P658 Comparative Efficacy and Safety of Upadacitinib Versus Tofacitinib as Induction Therapy in Patients With Moderately to Severely Active Ulcerative Colitis: A Matching-Adjusted Indirect Comparison

Reinisch, W.(1)*;Tran, J.(2,3);Patel, K.(4);Borruel, N.(5);Melmed, G.Y.(6);Wegrzyn, L.(3);Levy, G.(3);Ilo, D.(3);Sanchez Gonzalez, Y.(3);Panaccione, R.(7);

(1)Medical University of Vienna, n/a, Wien, Austria;(2)University of Washington, The Comparative Health Outcomes- Policy- and Economics Institute, Seattle, United States;(3)AbbVie Inc., n/a, Chicago, United States;(4)St. George's University Hospital, NHS Foundation Trust, London, United Kingdom;(5)Hospital Vall d'Hebron, Crohn's and Colitis Attention Unit- Digestive System Service, Barcelona, Spain;(6)Cedars-Sinai Medical Center, n/a, Los Angeles, United States;(7)University of Calgary, Department of Gastroenterology and Hepatology, Calgary, Canada;


Upadacitinib (UPA) and tofacitinib (TOFA) are Janus kinase (JAK) inhibitors approved for the treatment of patients (pts) with moderately to severely active ulcerative colitis (UC), but evidence on their comparative efficacy and safety is limited. This study conducted a placebo (PBO)-anchored matching-adjusted indirect comparison (MAIC) of efficacy and safety induction outcomes between UPA and TOFA.


Pts received oral UPA 45 mg once daily or PBO for 8 weeks in the phase 3 induction studies U-ACHIEVE Induction (NCT02819635) and U-ACCOMPLISH (NCT03653026), and oral TOFA 10 mg twice daily or PBO for 8 weeks in phase 3 OCTAVE 1 and 2 Induction trials (NCT01458951, NCT01465763). MAIC of efficacy outcomes was conducted for bio-naïve and bio-failure pts. These included clinical remission per full Mayo score (FMS; FMS ≤2 with no subscore >1), clinical response per FMS (decrease from baseline in FMS ≥3 points and ≥30%, with a decrease in rectal bleeding score [RBS] of ≥1 or an absolute RBS of 0 or 1), and endoscopic improvement (EI; endoscopic subscore [ES] 0 or 1). The overall population was used to assess endoscopic remission (ER; ES of 0) and safety outcomes including any adverse events (AEs), serious AEs (SAEs) and discontinuation (DC) due to AEs. Baseline characteristics of age, gender, extent and duration of disease, FMS, and corticosteroid use from UPA trials were weighted to match reported OCTAVE pts for primary efficacy outcomes, plus weight, C-reactive protein, and haemoglobin for ER and safety outcomes. Numbers needed to treat/harm (NNT/NNH) were calculated as the inverse of the difference in proportions achieving efficacy/safety outcomes between UPA and TOFA.

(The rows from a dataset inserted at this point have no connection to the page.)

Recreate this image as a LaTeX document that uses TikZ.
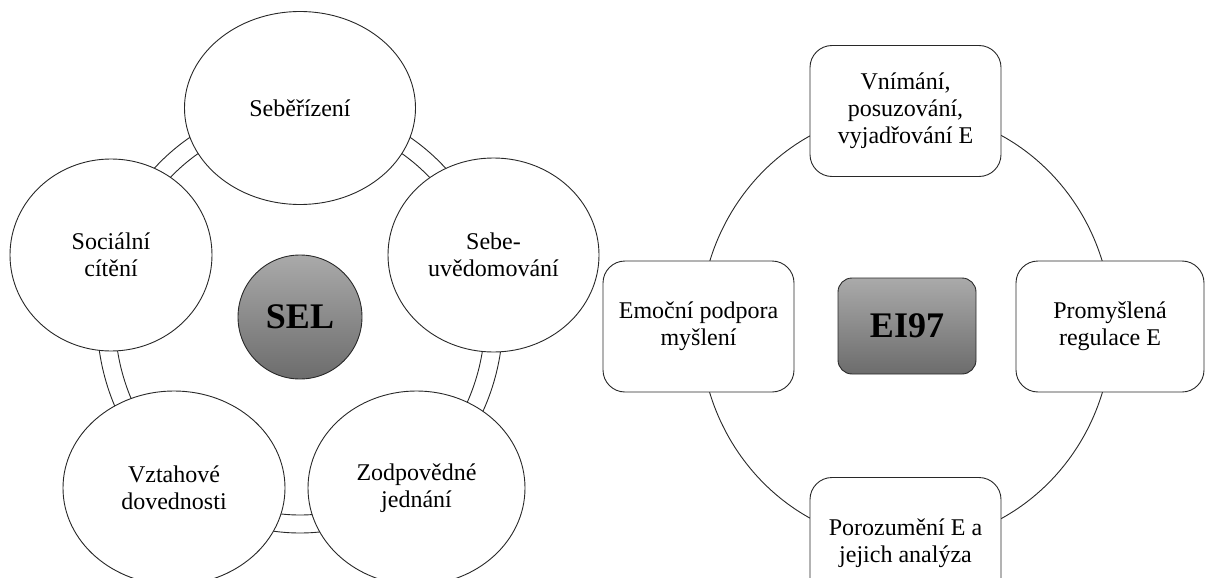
\documentclass[tikz,border=0pt]{standalone}
\usepackage{fontspec}
\setmainfont{Liberation Serif}
\usetikzlibrary{shapes.geometric}
\definecolor{gtop}{RGB}{170,170,170}
\definecolor{gbot}{RGB}{108,108,108}
\definecolor{lc}{RGB}{40,40,40}
\begin{document}
\begin{tikzpicture}[x=1pt,y=-1pt,
  lbl/.style={font=\fontsize{24}{27}\selectfont, align=center, text=black},
  oval/.style={ellipse, draw=lc, line width=0.9pt, fill=white, inner sep=0pt, lbl},
  rbox/.style={rectangle, rounded corners=22pt, draw=lc, line width=0.9pt, fill=white, minimum width=191pt, minimum height=131pt, inner sep=0pt, lbl},
  hub/.style={draw=lc, line width=0.9pt, top color=gtop, bottom color=gbot, font=\fontsize{36}{40}\selectfont\bfseries, inner sep=0pt}]
\useasboundingbox (0,0) rectangle (1205,578);
% left: ring
\path[draw=lc, line width=0.9pt, fill=white, even odd rule]
  (300,318) ellipse [x radius=203pt, y radius=215pt]
  (300,318) ellipse [x radius=185pt, y radius=197pt];
\node[oval, minimum width=231pt, minimum height=193pt] (seb) at (300,108) {Seběřízení};
\node[oval, minimum width=211pt, minimum height=194pt] (uve) at (493.5,255) {Sebe-\\uvědomování};
\node[oval, minimum width=217pt, minimum height=194pt] (zod) at (416.5,488) {Zodpovědné\\jednání};
\node[oval, minimum width=222pt, minimum height=194pt] (vzt) at (174,488) {Vztahové\\dovednosti};
\node[oval, minimum width=202pt, minimum height=192pt] (soc) at (111,255) {Sociální\\cítění};
\node[hub, circle, minimum size=124pt] (sel) at (300,317) {SEL};
% right: ring
\draw[lc, line width=0.9pt] (906,327) ellipse [x radius=206pt, y radius=216pt];
\node[rbox] (vni) at (905.5,111) {Vnímání,\\posuzování,\\vyjadřování E};
\node[rbox, minimum width=188pt] (pro) at (1110,326.5) {Promyšlená\\regulace E};
\node[rbox] (por) at (905.5,543) {Porozumění E a\\jejich analýza};
\node[rbox] (emo) at (698.5,326.5) {Emoční podpora\\myšlení};
\node[hub, rectangle, rounded corners=14pt, minimum width=138pt, minimum height=96pt] (ei) at (907,326) {EI97};
\end{tikzpicture}
\end{document}
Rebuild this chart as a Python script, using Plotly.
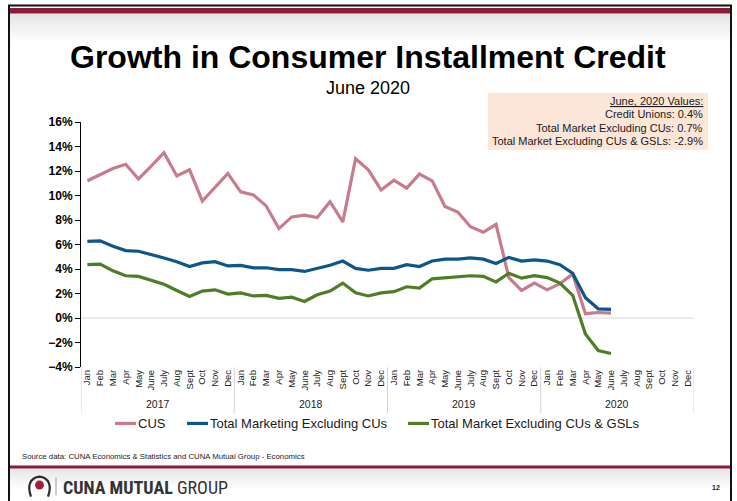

The MAIC used data from 961 and 977 UPA pts for primary efficacy and ER/safety outcomes, respectively, and 1,139 TOFA pts. A greater proportion of pts receiving UPA vs TOFA in bio-naïve and bio-failure groups achieved clinical remission, clinical response, and EI (p <0.05, Table 1). PBO-adjusted differences between UPA vs TOFA for clinical remission, clinical response, and EI were 14.6%, 23.0%, and 25.1%, respectively, for bio-naïve pts and 8.5%, 27.7%, and 14.3% for bio-failed pts. ER was also higher in UPA vs TOFA (8.6% difference, p < 0.001). AEs and SAEs were not statistically different between UPA and TOFA pts, but proportion of DC due to AEs were lower in UPA vs TOFA (p < 0.05, Table 2). NNT/NNH analysis showed a favorable benefit-risk profile of UPA vs TOFA.


Pts with moderately to severely active UC achieved greater clinical efficacy and similar safety during induction treatment with UPA compared to TOFA based on MAIC, suggesting a favorable benefit-risk profile of UPA in the JAK class.